##### Material #####

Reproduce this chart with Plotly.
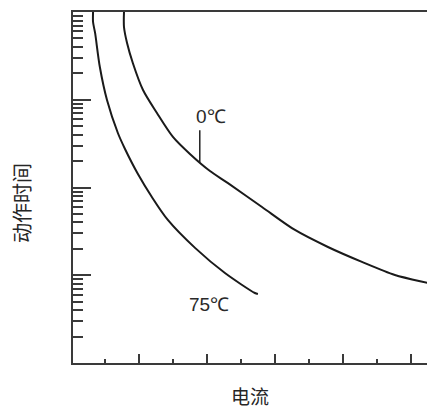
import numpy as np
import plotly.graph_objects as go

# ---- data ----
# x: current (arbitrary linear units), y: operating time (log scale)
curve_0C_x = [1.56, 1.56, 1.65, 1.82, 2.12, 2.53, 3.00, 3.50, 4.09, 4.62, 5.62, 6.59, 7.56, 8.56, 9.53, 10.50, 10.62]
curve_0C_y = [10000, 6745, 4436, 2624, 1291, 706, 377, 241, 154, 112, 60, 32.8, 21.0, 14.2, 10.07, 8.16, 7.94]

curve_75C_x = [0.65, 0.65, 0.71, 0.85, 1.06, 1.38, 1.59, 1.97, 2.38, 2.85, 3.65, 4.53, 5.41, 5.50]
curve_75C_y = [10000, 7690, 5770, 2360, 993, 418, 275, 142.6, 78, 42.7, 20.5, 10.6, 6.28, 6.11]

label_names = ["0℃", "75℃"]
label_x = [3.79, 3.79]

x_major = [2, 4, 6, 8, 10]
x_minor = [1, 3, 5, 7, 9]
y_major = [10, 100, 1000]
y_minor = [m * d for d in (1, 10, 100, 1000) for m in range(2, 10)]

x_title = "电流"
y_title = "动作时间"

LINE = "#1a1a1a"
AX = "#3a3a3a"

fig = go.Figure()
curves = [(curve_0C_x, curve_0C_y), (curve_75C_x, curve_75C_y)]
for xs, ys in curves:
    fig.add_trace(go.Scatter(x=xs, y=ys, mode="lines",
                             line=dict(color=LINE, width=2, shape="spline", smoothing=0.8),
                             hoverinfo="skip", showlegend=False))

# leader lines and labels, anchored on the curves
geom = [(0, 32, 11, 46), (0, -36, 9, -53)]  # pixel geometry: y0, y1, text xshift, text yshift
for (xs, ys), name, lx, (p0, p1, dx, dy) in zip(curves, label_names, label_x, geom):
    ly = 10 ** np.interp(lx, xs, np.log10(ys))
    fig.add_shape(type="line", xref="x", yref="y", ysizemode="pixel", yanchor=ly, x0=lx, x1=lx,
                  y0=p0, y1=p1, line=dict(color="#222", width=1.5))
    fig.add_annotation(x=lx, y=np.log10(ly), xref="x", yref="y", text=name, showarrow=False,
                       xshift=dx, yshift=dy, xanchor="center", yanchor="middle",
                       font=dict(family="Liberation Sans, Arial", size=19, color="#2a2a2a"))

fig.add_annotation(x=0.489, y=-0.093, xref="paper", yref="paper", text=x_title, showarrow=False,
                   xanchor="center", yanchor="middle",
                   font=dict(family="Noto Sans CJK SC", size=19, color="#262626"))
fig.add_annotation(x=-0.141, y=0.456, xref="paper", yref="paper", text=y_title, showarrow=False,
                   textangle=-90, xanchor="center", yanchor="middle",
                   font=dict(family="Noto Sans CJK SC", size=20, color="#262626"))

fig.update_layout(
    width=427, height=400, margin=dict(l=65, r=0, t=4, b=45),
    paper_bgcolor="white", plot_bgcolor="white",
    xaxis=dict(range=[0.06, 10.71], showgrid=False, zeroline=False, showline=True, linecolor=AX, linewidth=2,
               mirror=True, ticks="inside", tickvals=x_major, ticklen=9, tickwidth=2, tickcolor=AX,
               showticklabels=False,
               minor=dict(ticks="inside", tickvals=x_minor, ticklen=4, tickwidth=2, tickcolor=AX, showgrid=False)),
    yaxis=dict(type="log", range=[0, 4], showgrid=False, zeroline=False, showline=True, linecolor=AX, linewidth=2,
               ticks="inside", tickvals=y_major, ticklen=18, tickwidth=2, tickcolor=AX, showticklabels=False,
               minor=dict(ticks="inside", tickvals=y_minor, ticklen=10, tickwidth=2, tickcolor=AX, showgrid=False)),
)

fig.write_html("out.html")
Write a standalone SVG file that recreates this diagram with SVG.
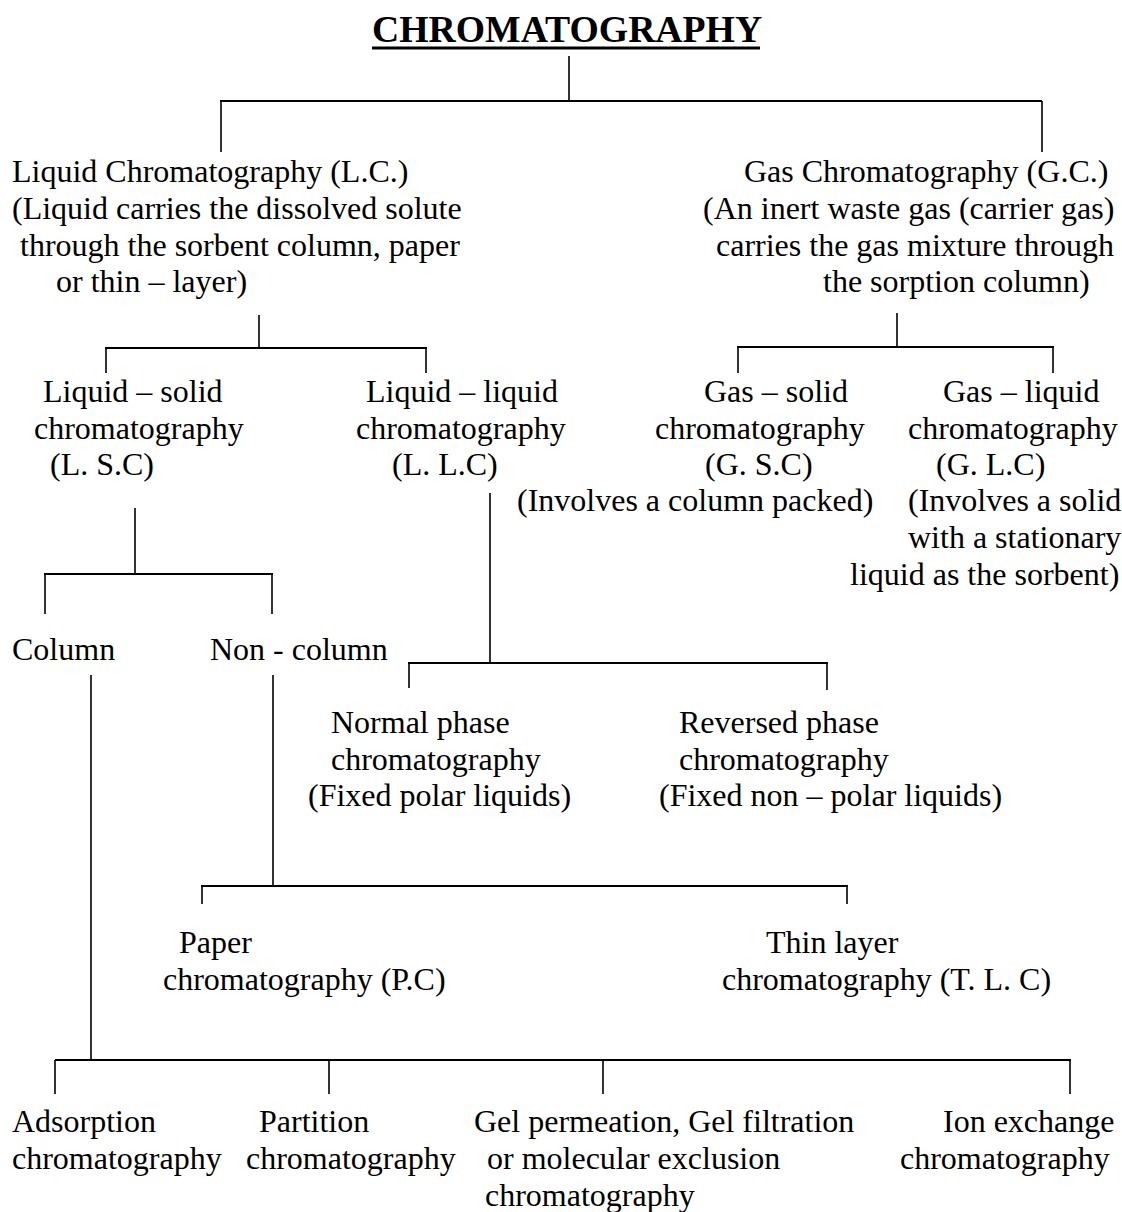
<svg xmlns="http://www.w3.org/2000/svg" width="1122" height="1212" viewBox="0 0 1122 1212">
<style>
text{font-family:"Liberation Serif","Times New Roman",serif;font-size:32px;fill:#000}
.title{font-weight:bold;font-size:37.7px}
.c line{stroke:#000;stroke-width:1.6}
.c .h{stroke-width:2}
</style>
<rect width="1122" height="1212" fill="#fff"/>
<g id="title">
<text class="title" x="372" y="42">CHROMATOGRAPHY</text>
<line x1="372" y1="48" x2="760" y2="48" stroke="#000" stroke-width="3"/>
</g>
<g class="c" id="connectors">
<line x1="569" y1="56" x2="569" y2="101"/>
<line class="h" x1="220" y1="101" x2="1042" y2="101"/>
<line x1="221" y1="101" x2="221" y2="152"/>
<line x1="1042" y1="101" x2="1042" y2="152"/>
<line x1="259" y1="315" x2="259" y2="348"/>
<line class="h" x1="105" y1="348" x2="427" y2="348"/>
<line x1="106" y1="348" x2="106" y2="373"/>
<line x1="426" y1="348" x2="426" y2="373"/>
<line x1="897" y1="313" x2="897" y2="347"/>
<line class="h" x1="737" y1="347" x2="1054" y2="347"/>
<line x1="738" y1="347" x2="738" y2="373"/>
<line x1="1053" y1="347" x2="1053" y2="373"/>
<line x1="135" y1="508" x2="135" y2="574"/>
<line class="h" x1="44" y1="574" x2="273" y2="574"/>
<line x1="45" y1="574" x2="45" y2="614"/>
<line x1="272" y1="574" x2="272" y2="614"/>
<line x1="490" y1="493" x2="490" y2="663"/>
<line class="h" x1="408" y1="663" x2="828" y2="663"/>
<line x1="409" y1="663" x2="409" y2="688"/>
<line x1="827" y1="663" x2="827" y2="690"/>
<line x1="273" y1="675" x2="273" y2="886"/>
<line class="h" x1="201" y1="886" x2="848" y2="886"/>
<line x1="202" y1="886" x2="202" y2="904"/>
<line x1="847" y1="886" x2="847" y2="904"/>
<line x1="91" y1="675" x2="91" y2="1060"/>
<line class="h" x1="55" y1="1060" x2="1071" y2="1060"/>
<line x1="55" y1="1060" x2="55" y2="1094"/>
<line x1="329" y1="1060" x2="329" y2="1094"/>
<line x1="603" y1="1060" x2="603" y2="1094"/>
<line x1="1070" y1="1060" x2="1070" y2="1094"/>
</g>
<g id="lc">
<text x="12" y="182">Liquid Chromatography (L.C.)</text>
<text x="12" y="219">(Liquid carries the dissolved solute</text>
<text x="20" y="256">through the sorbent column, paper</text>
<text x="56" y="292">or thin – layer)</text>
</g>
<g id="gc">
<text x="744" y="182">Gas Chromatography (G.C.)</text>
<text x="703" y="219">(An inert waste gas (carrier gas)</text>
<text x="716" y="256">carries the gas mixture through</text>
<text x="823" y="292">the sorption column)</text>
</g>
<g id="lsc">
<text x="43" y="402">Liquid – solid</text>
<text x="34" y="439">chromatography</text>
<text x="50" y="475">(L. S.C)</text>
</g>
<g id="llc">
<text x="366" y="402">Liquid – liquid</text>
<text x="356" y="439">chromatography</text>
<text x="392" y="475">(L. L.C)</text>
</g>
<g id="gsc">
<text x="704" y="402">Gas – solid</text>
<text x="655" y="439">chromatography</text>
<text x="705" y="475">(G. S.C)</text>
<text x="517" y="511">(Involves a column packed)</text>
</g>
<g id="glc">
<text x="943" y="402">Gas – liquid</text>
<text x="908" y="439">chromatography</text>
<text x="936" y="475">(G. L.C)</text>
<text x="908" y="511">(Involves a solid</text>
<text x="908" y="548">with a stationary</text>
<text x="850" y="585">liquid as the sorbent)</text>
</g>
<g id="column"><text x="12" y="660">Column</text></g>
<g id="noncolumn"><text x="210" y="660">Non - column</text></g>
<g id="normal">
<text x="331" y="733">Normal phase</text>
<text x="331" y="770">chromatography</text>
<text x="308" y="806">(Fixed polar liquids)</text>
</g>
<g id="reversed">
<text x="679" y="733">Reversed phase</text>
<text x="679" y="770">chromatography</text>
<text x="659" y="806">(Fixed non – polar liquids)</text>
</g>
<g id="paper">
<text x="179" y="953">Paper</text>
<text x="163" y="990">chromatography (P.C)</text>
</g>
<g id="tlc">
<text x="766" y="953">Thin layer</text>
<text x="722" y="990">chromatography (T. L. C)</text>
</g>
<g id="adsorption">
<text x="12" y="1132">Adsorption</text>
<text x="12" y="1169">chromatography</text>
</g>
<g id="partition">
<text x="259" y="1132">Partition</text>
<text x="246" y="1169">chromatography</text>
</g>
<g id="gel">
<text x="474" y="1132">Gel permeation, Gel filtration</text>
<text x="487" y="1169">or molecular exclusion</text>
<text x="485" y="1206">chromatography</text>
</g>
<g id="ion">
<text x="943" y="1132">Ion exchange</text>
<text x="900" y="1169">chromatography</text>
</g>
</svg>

#####

* Task description
Exactly as written, repeat the lines from the beginning of the entries up to and including the line with "import plotly.graph_objects as go", but not the pictures.

* Response for this exercise
Reproduce this chart with Plotly.
import numpy as np
import plotly.graph_objects as go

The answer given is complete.